I’m sometimes not a very nice person. I also find a lot of wallets… 2 in the last year… probably 10 in my life…. I think I frequent weird places at weird times. Today tested me though.
It was about 8am on a Saturday morning and I was on my way to work via the bike. Saturday morning, at from my days in Germany, means lots of broken glass, so I was being especially aware. I saw it and I laughed out loud… was that a red crocodile skin wallet? I circled around and went back.
A glance around… hmmm… no one around. I flipped it open to the cash, and at first I thought I was really back in Europe. After a few moments I realized that it wasn’t a euro, but was actually a new $100 bill….wow… a stack of $20s… separate section of small bills. I looked around again but there still wasn’t anyone around, so I put the wallet into my backpack and rode to work.
I opened it up again after lunch. At first glance, the name on the debit card didn’t match the name on the pseudo-government ID card. I had a strong guess as to what this meant. At the bottom of the ID card, I read in small print This person is under active supervision, and if this is an emergency after 5 pm please call XXX. A quick google search noted that this was a prisoner release program for non-documented immigrants designed to save the government money with an ankle bracelet and 12 hours of home arrest a day.

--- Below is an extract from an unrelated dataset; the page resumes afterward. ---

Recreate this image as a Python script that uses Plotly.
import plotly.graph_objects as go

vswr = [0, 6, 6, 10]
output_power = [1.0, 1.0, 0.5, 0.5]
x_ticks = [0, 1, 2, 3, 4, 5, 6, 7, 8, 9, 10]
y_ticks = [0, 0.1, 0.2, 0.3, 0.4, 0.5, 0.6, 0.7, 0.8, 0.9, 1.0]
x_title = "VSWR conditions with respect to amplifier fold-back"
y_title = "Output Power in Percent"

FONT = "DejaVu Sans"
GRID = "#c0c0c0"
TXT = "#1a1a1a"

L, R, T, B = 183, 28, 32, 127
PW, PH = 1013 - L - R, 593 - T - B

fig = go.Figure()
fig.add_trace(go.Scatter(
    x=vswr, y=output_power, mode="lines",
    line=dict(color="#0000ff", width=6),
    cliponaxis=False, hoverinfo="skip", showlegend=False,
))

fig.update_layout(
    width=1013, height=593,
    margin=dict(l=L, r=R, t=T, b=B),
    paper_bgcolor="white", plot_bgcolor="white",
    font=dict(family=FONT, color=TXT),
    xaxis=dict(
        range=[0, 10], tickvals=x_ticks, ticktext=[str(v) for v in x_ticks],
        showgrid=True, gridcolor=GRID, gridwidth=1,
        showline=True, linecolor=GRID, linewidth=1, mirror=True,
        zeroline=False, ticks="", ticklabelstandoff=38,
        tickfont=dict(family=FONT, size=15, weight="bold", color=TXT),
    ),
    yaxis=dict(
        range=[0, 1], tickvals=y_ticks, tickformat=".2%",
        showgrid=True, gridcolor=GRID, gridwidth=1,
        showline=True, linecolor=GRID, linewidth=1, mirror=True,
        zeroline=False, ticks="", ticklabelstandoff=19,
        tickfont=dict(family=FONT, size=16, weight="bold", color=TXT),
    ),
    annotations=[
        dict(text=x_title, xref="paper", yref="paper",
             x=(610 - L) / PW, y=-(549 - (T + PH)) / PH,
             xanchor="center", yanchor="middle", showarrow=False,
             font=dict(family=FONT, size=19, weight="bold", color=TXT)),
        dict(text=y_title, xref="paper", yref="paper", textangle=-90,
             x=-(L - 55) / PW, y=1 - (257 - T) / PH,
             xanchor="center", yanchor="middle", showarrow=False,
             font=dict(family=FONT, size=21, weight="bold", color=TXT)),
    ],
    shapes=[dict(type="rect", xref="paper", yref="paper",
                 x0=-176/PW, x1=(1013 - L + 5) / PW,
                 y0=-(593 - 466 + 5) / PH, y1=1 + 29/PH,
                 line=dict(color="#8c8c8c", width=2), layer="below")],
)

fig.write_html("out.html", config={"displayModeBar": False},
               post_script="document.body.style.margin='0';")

So…. $283 in cash, belonging to an illegal immigrant… so had done something more serious than steal a soda? Just the $83 in small bills would buy the entry-level tile saw I’d been lusting after for the glass shop. I wondered what Fernando was actually like. Did I really care? There were some handwritten notes with dates in Spanish?… and a Brazilian Real… Fernando must be Portugese. Hmm.. I have a great friend from Portugal… they are nice people… strong sense of family…. and with the hearts of adventurous explorers.

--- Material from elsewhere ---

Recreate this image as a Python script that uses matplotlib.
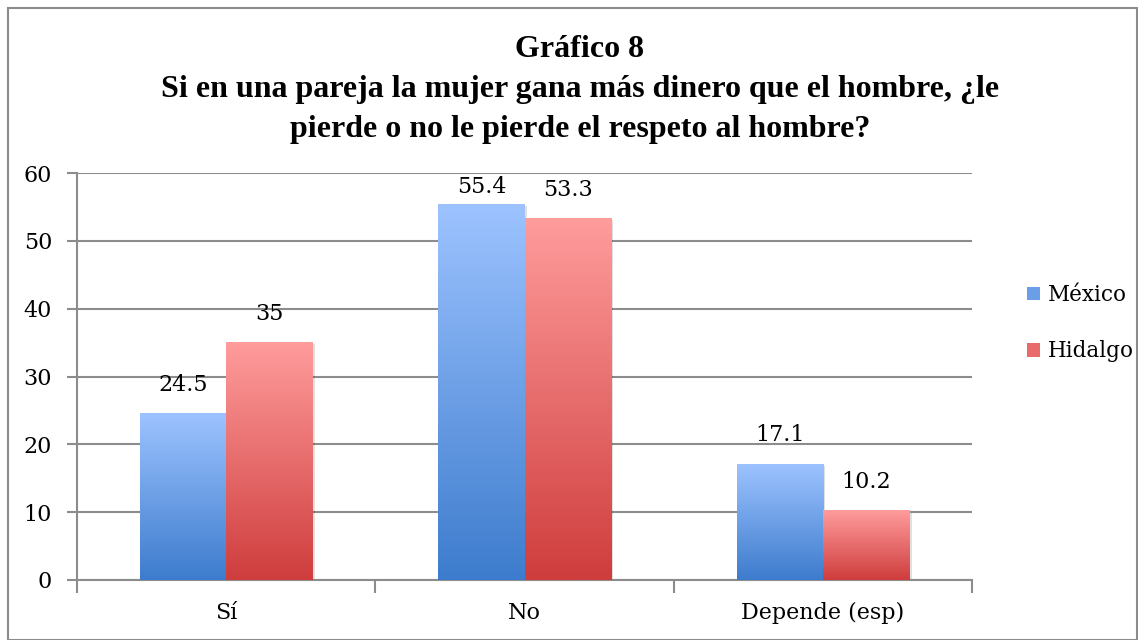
import numpy as np
import matplotlib
matplotlib.use("Agg")
import matplotlib.pyplot as plt
from matplotlib.colors import LinearSegmentedColormap
from matplotlib.patches import Rectangle, Patch

categories = ["Sí", "No", "Depende (esp)"]
series_names = ["México", "Hidalgo"]
mexico = [24.5, 55.4, 17.1]
hidalgo = [35, 53.3, 10.2]
value_labels = [["24.5", "55.4", "17.1"], ["35", "53.3", "10.2"]]
title = "Gráfico 8\nSi en una pareja la mujer gana más dinero que el hombre, ¿le\npierde o no le pierde el respeto al hombre?"

tick_font = "DejaVu Serif"
fig = plt.figure(figsize=(11.38, 6.4), dpi=100)
ax = fig.add_axes([0.0677, 0.09375, 0.7865, 0.6359])

# figure border
fig.patches.append(Rectangle((8/1138, 0), (1137-8)/1138, (640-8)/640, transform=fig.transFigure,
                             fill=False, edgecolor="#8c8c8c", linewidth=1.5))

gradients = [("#9dc3ff", "#3d7ccd"), ("#ff9c9c", "#cf3d3d")]
mid_colors = ["#6a9fe8", "#e86a6a"]
x = np.arange(len(categories))
w = 0.289
for si, vals in enumerate([mexico, hidalgo]):
    offs = (si - 0.5) * w
    bars = ax.bar(x + offs, vals, width=w, color="none", edgecolor="none", zorder=3)
    top_c, bot_c = gradients[si]
    cmap = LinearSegmentedColormap.from_list("g%d" % si, [bot_c, top_c])
    for bi, b in enumerate(bars):
        x0, y0, bw, bh = b.get_x(), b.get_y(), b.get_width(), b.get_height()
        sh = Rectangle((x0 + 0.008, y0 - 0.25), bw, bh, facecolor="#000000", alpha=0.12,
                       edgecolor="none", zorder=2.5)
        ax.add_patch(sh)
        grad = np.linspace(0, 1, 256).reshape(-1, 1)
        ax.imshow(grad, extent=(x0, x0 + bw, y0, y0 + bh), origin="lower", cmap=cmap,
                  aspect="auto", zorder=3, interpolation="bilinear")
        ly = min(bh + 2.6, 56.3)
        ax.text(x0 + bw / 2, ly, value_labels[si][bi], ha="center", va="bottom",
                fontsize=16, family=tick_font, color="black", zorder=5)

ax.set_xlim(-0.5, 2.5)
ax.set_ylim(0, 60)
ax.set_yticks(np.arange(0, 61, 10))
ax.set_yticklabels([str(v) for v in range(0, 61, 10)], fontsize=16, family=tick_font)
ax.set_xticks(x)
ax.set_xticklabels(categories, fontsize=16, family=tick_font)
ax.set_xticks([-0.5, 0.5, 1.5, 2.5], minor=True)
ax.tick_params(axis="x", which="major", length=0, pad=16)
ax.tick_params(axis="x", which="minor", length=9, width=1.5, color="#8c8c8c", direction="out")
ax.tick_params(axis="y", length=7, width=1.5, color="#8c8c8c", direction="out", pad=11)
ax.grid(axis="y", color="#8c8c8c", linewidth=1.5, zorder=1)
ax.set_axisbelow(True)
for s in ["top", "right"]:
    ax.spines[s].set_visible(False)
for s in ["left", "bottom"]:
    ax.spines[s].set_color("#8c8c8c")
    ax.spines[s].set_linewidth(1.5)

handles = [Patch(facecolor=c, edgecolor="none") for c in mid_colors]
leg = fig.legend(handles, series_names, loc="center left", bbox_to_anchor=(0.9025, 0.495),
                 frameon=False, prop={"family": tick_font, "size": 15.5},
                 handlelength=0.6, handleheight=0.6, handletextpad=0.35, labelspacing=1.6,
                 borderaxespad=0, borderpad=0)

fig.text(0.5097, 0.946, title, ha="center", va="top", fontsize=23, fontweight="bold",
         family="Liberation Serif", linespacing=1.5)

fig.savefig("out.png", dpi=100)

I tried to focus on the fun my boys and I could have with that cash… I knew I was going to keep the money.
When I got home from work, I called the number handwritten on Metro PCS prepaid business card looking thing. Fernando answered. He quickly transferred me to someone who could speak English.
Lee: I’m calling to ask if Fernando lost anything this morning?

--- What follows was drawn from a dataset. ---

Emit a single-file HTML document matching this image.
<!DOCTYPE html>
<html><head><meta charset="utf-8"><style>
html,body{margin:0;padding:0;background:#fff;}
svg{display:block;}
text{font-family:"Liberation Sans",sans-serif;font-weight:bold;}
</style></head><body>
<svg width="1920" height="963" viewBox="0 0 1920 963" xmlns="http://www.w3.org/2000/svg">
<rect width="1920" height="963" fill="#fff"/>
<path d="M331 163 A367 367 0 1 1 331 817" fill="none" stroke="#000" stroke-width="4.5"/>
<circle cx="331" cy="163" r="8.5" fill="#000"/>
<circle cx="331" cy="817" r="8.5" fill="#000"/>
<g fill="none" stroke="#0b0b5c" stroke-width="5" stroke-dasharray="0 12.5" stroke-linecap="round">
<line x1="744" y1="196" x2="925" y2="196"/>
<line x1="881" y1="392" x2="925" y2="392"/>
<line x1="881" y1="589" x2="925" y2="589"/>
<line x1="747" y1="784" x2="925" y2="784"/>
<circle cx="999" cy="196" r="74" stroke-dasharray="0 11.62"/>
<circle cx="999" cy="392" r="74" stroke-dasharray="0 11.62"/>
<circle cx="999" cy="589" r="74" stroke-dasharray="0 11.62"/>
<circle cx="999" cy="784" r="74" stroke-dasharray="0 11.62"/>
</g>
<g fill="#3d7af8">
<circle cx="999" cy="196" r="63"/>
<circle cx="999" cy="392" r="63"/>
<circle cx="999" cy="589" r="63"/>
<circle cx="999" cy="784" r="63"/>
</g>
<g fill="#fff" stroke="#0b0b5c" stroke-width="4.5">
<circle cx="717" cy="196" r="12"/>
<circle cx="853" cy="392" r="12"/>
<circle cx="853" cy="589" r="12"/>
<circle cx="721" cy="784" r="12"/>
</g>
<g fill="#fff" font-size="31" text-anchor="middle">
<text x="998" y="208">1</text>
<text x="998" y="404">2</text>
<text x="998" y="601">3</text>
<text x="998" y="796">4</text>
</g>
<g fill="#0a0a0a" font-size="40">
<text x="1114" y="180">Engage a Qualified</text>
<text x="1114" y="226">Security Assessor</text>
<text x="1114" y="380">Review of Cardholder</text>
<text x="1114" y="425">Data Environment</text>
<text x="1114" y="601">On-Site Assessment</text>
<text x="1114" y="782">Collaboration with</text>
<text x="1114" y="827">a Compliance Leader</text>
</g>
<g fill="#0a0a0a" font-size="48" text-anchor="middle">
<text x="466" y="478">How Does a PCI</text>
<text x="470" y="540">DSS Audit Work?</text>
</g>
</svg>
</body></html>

Yes si si, Fernando did lose something this morning — did you find it?
Lee: Can you tell me a little more about it?
Si! Personal documents… you have?
Lee: [reading this now, the description applies to every wallet, but I guess because I didn’t say wallet….] Yes, I have it.
I was home alone without a car, so I gave them my address and they arrived less than 10 minutes later. I immediately recognized Fernando from his government ID, and he actually recognized me as the guy on the bike this morning (caricatured by pedaling with his hands). He looked really happy… like REALLY HAPPY! He offered me his hand, and when I shook it, flashes of working in the woods with the loggers came to mind from 20 years ago. Back then, I used to judge people by the roughness of their hands and if they had a salt ring that had soaked through to the outside of their hat. Fernando’s hand was so muscular it was more spherical than flat… and as rough as any logger I’d worked with before (he wasn’t wearing a hat).
His friend who I had talked with on the phone thanked me profusely, then translated Fernando’s thanks again. All I could think to say was “It wasn’t mine, so I’m giving it back…It is all there” but I said it to the ground, as I couldn’t look either of them in the eye. Fernando handed me 2 $20s, but I pushed them back at him. [I almost kept it all Fernando… I judged you without knowing you. I’m sorry.] This very muscular 5’4″ Brazilian stepped forward and offered me his hand again in a way that could not be denied, and when I took it, he rolled my hand and put the $40 into it. He looked me right in the eye and nodded — he knew, and was thanking me anyway.
Why did I call after 10 hours of thinking about it… my boys. If they had found it, I would have made them give everything back because it didn’t belong to them. They saved me from being a ‘do as I say not as I do’ sort of Dad. My boys make me strive to a better person.
I gave the $40 to my wife and we agreed to buy the tile saw the next day.